With 63 systems on the list for the November, 2015 rankings, the HPCG list is clearly growing (there were only 12 the first time it was run two years ago). The important point, however, is that it will be the list to track closely as new architectures come to fore that offer big computational horsepower but a more balanced data movement emphasis. To get an early sense of the imbalance between sheer floating point performance as measured by LINPACK and HPCG, which measures more closely how large systems deal with I/O, look at the top ten HPCG rankings compared to their spot on the Top 500.

HPCGResults

The top ten between HPCG and LINPACK is not hugely out of proportion as most systems are in the top ten on either list, just out of order. But Dongarra says these two lists serve as “bookends” or two perspectives to look to the performance curve. What is also of note on the above list is the variation in different architectures; from SPARC-based machines, those with different interconnects (Aries and the TH2-Express on Tianhe) and further, the mix of machines with and without accelerators or coprocessors.  As we move toward systems on the Top 500 that will feature the forthcoming Knights Landing architecture with stacked memory and inarguably impressive bandwidth—and even better performance when Knights Hill emerges on supercomputers like the 2018 “Aurora” machine, the big differences in relative performance between LINPACK and HPCG will begin to come closer in line with another.

“We have a substrate with high performance in the hundreds of cores and very close to it will be very high speed memory modules so there is no more going off to DRAM to fetch data. That time, when the data will be close to the processor itself and easy access to fast memory means a much better balance between data movement and floating point capability.” Right now, as Dongarra argues, things are so out of whack and imbalanced because of the floating point to data movement differences that there is little choice but to look at the two companion benchmarks as anything but different. But not so in the future.

Even the existing processors across the Top 50 have an incredible ability to do floating point. A single core on one of the Skylake or Knights Landing processors can do 32 floating point operations per cycle—and that is just for a single core.

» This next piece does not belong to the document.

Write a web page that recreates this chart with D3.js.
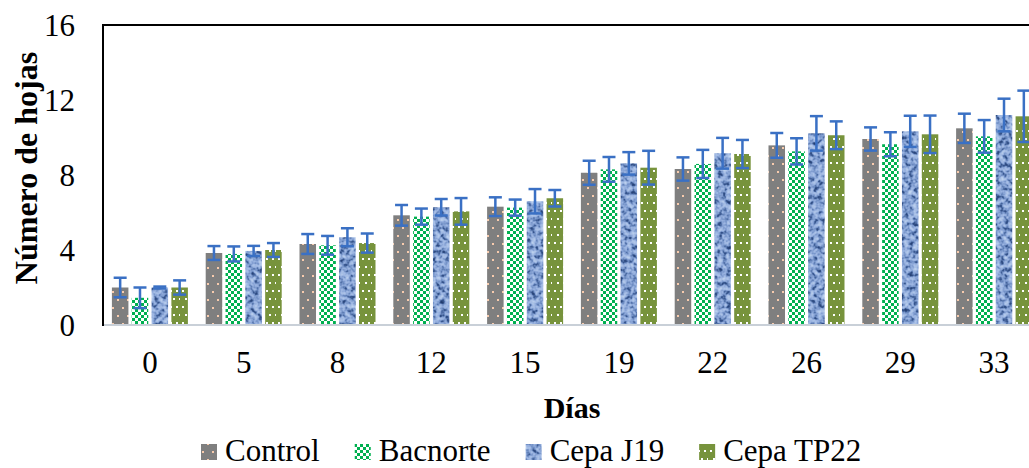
<!DOCTYPE html>
<html><head><meta charset="utf-8">
<script src="https://cdn.jsdelivr.net/npm/d3@7"></script>
<style>
html,body{margin:0;padding:0;background:#fff;}
svg{display:block;}
</style></head>
<body>
<svg id="chart" width="1029" height="468"></svg>
<script>
const days = ["0","5","8","12","15","19","22","26","29","33"];
const seriesNames = ["Control","Bacnorte","Cepa J19","Cepa TP22"];
const control   = [2.0, 3.84, 4.32, 5.85, 6.31, 8.12, 8.32, 9.58, 9.92, 10.49];
const controlErr= [0.52, 0.37, 0.53, 0.55, 0.5, 0.64, 0.62, 0.66, 0.62, 0.78];
const bacnorte  = [1.45, 3.79, 4.25, 5.78, 6.26, 8.3, 8.59, 9.26, 9.64, 10.06];
const bacnorteErr=[0.55, 0.4, 0.5, 0.43, 0.43, 0.66, 0.75, 0.7, 0.64, 0.87];
const cepaJ19   = [2.0, 3.95, 4.68, 6.28, 6.6, 8.62, 9.16, 10.22, 10.33, 11.2];
const cepaJ19Err= [0.05, 0.27, 0.48, 0.44, 0.65, 0.6, 0.82, 0.92, 0.83, 0.87];
const cepaTP22  = [2.0, 4.0, 4.37, 6.06, 6.76, 8.39, 9.12, 10.12, 10.17, 11.13];
const cepaTP22Err=[0.38, 0.37, 0.51, 0.71, 0.44, 0.9, 0.75, 0.74, 1.0, 1.37];
const yTicks = [0, 4, 8, 12, 16];
const xTitle = "Días";
const yTitle = "Número de hojas";

const values = [control, bacnorte, cepaJ19, cepaTP22];
const errors = [controlErr, bacnorteErr, cepaJ19Err, cepaTP22Err];
const FONT = "'Liberation Serif', 'Times New Roman', serif";

const svg = d3.select("#chart");
const defs = svg.append("defs");

// Control: gray with peach dots
const pC = defs.append("pattern").attr("id","pControl").attr("patternUnits","userSpaceOnUse")
  .attr("width",10).attr("height",16);
pC.append("rect").attr("width",10).attr("height",16).attr("fill","#7f7f7f");
pC.append("rect").attr("x",2).attr("y",3).attr("width",2).attr("height",2).attr("fill","#f8cbad");
pC.append("rect").attr("x",7).attr("y",11).attr("width",2).attr("height",2).attr("fill","#f8cbad");

// Bacnorte: green checkerboard
const pB = defs.append("pattern").attr("id","pBac").attr("patternUnits","userSpaceOnUse")
  .attr("width",6).attr("height",6);
pB.append("rect").attr("width",6).attr("height",6).attr("fill","#ffffff");
pB.append("rect").attr("x",0).attr("y",0).attr("width",3).attr("height",3).attr("fill","#00b050");
pB.append("rect").attr("x",3).attr("y",3).attr("width",3).attr("height",3).attr("fill","#00b050");

// TP22: olive with white dots
const pT = defs.append("pattern").attr("id","pTP").attr("patternUnits","userSpaceOnUse")
  .attr("width",12).attr("height",16);
pT.append("rect").attr("width",12).attr("height",16).attr("fill","#77933c");
[[2,2],[8,2],[5,10],[11,10]].forEach(([px,py])=>{
  pT.append("rect").attr("x",px).attr("y",py).attr("width",2).attr("height",2).attr("fill","#ffffff");
});

// J19: blue water texture via turbulence
const f = defs.append("filter").attr("id","fWater").attr("filterUnits","userSpaceOnUse")
  .attr("x",0).attr("y",0).attr("width",1100).attr("height",468)
  .attr("color-interpolation-filters","sRGB");
f.append("feTurbulence").attr("type","fractalNoise").attr("baseFrequency","0.22")
  .attr("numOctaves",2).attr("seed",7).attr("result","n");
f.append("feColorMatrix").attr("in","n").attr("type","matrix")
  .attr("values","1 0 0 0 0  1 0 0 0 0  1 0 0 0 0  0 0 0 0 1").attr("result","g");
const ct = f.append("feComponentTransfer").attr("in","g").attr("result","c");
ct.append("feFuncR").attr("type","table").attr("tableValues","0.12 0.14 0.22 0.45 0.60 0.68 0.75 0.80");
ct.append("feFuncG").attr("type","table").attr("tableValues","0.22 0.24 0.34 0.57 0.70 0.77 0.83 0.86");
ct.append("feFuncB").attr("type","table").attr("tableValues","0.40 0.44 0.56 0.78 0.88 0.91 0.94 0.96");
f.append("feComposite").attr("in","c").attr("in2","SourceGraphic").attr("operator","in");

const fills = ["url(#pControl)","url(#pBac)",null,"url(#pTP)"];

const plotLeft = 103, plotTop = 25, plotBottom = 325, step = 93.8;
const x0 = d3.scaleBand().domain(days).range([plotLeft, plotLeft + step*days.length]).padding(0);
const x1 = d3.scaleBand().domain(seriesNames).range([-38, 38]).paddingInner(0.167).paddingOuter(0);
const y = d3.scaleLinear().domain([0,16]).range([plotBottom, plotTop]);

// bars
seriesNames.forEach((s, si) => {
  const g = svg.append("g");
  const sel = g.selectAll("rect").data(days).join("rect")
    .attr("x", d => x0(d) + x0.bandwidth()/2 + x1(s))
    .attr("width", x1.bandwidth())
    .attr("y", (d,i) => y(values[si][i]))
    .attr("height", (d,i) => y(0) - y(values[si][i]));
  if (si === 2) sel.attr("fill","#8faadc").attr("filter","url(#fWater)");
  else sel.attr("fill", fills[si]);
});

// error bars
seriesNames.forEach((s, si) => {
  const g = svg.append("g").attr("stroke","#3a70c4").attr("stroke-width",2.5).attr("fill","none");
  days.forEach((d,i) => {
    const cx = x0(d) + x0.bandwidth()/2 + x1(s) + x1.bandwidth()/2;
    const v = values[si][i], e = errors[si][i];
    g.append("line").attr("x1",cx).attr("x2",cx).attr("y1",y(v+e)).attr("y2",y(v-e));
    g.append("line").attr("x1",cx-6.5).attr("x2",cx+6.5).attr("y1",y(v+e)).attr("y2",y(v+e));
    g.append("line").attr("x1",cx-6.5).attr("x2",cx+6.5).attr("y1",y(v-e)).attr("y2",y(v-e));
  });
});

// axes frame
svg.append("line").attr("x1",plotLeft).attr("x2",plotLeft+step*days.length).attr("y1",plotBottom).attr("y2",plotBottom)
  .attr("stroke","#c9d0d8").attr("stroke-width",2);
svg.append("line").attr("x1",plotLeft).attr("x2",plotLeft).attr("y1",plotTop).attr("y2",plotBottom+1)
  .attr("stroke","#000").attr("stroke-width",2);
svg.append("line").attr("x1",plotLeft-1).attr("x2",plotLeft+step*days.length).attr("y1",plotTop).attr("y2",plotTop)
  .attr("stroke","#000").attr("stroke-width",2);

// y axis labels
const yAxis = d3.axisLeft(y).tickValues(yTicks).tickSize(0).tickPadding(0);
const gy = svg.append("g").attr("transform",`translate(75,0)`).call(yAxis);
gy.select(".domain").remove();
gy.attr("font-family", FONT).attr("font-size",31);
gy.selectAll("text").attr("fill","#000").attr("dy","0.34em");

// x axis labels
const xAxis = d3.axisBottom(x0).tickSize(0).tickPadding(0);
const gx = svg.append("g").attr("transform",`translate(0,350)`).call(xAxis);
gx.select(".domain").remove();
gx.attr("font-family", FONT).attr("font-size",31);
gx.selectAll("text").attr("fill","#000").attr("dy","0.74em");

// titles
svg.append("text").attr("x",572).attr("y",418).attr("text-anchor","middle")
  .attr("font-family",FONT).attr("font-size",30).attr("font-weight","bold").text(xTitle);
svg.append("text").attr("transform","translate(37,168) rotate(-90)").attr("text-anchor","middle")
  .attr("font-family",FONT).attr("font-size",32).attr("font-weight","bold").text(yTitle);

// legend
const legendFills = ["url(#pControl)","url(#pBac)","#8faadc","url(#pTP)"];
let lx = 201;
seriesNames.forEach((s, si) => {
  const g = svg.append("g");
  const r = g.append("rect").attr("x",lx).attr("y",444).attr("width",16).attr("height",16)
    .attr("fill",legendFills[si]);
  if (si === 2) r.attr("filter","url(#fWater)");
  const t = g.append("text").attr("x",lx+24).attr("y",461).attr("font-family",FONT)
    .attr("font-size",31).text(s);
  const w = t.node().getComputedTextLength();
  lx = lx + 24 + w + 35;
});
</script>
</body></html>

If we’re talking above over 70 of those cores on a chip, that’s incredible capability, but for now, there is an incredible mismatch because data is so slow to get to those processors. “If you look at the data rates today, it takes 167 cycles to get a piece of data from DRAM and even with these processors, well over 2000 operations could have been performed in the same amount of time,” Dongarra says.

“There is probably close to three orders of magnitude imbalance between floating point rates and data movements. We see that now, but as architectures like Knights Landing, and to an even greater extent, Knights Hill, start to appear, that will lessen.”

An HPC Benchmark for a Post-Moore’s Law World

If anyone were to look at the relative performance of the top and last systems on the Top 500 going back over the years and into this month’s rankings, it might appear that there is no Moore’s Law slowdown. In fact, that is what Erich Strohmaier, one of the founders of the Top 500, argued this week at SC15. However, that was just part of his point. The fact is, it is difficult to determine whether there is a slowdown just by looking at the trend line. It takes another look instead at performance at the socket level. As Dongarra and his team argued, the increase in the number of cores per socket has given the appearance of a healthy Moore’s Law trend curve, but in fact, it could simply be masking the fact that there are simply less sockets to the count since around 2008.

Jack1

Compared to the exponential growth rate of Moore’s law at 1.59 per year, overall Top 500 system performance had an excess exponential growth rate of 1.20 per year. “We suspected that this additional growth was driven by an increasing number of processor sockets in our system sample (using the term “processor sockets” to clearly differentiate processors from processor cores.) To better understand this and other technological trends contained in the TOP500 data, we obtained a clean and uniform subsample of systems from each edition of the list by extracting the new systems and those systems that did not use special processors with vastly different characteristics including SIMD processors, vector processors, or accelerators,” Dongarra explains. To these points the average number of sockets for this subsample of systems is shown below.

Jack2

Clearly, the increasing number of cores per socket has compensated for stagnant core performance in the latter half of the past decade. Dongarra explains that the changes in the overall growth rate since 2008 can be attributed mostly to a decline in the growth rate of the number of sockets and hence components in large-scale HPC systems, which has been a very modest 1.07 per year. “The impact of this observed slowdown is quite profound: prior to 2008, overall TOP500 system performance increased by a factor of about 1,000 over an 11-year time period; after 2008, it increased by only a factor of about 100 in the same time period (extrapolated to 11 years). Our data attributes this trend mostly to reduced growth in system size as measured by the number of processors and not to reduced performance growth for the processors themselves. This slowdown will only compound the projected decline in performance growth as we approach the end of the decade and Moore’s law.”

Since the future of systems from Knights Landing and eventually  Knights Hill rely far less on upping core counts on big machines and instead balancing the I/O with the compute, using Top 500 alone as a metric to determine Moore’s Law stability is not a good measure. However, as bookends, to Dongarra’s point, it will get easier to see how the balanced system concept plays out–and how irrelevant the Moore’s Law hubub is when one starts taking a look at HPCG and how actual applications perform.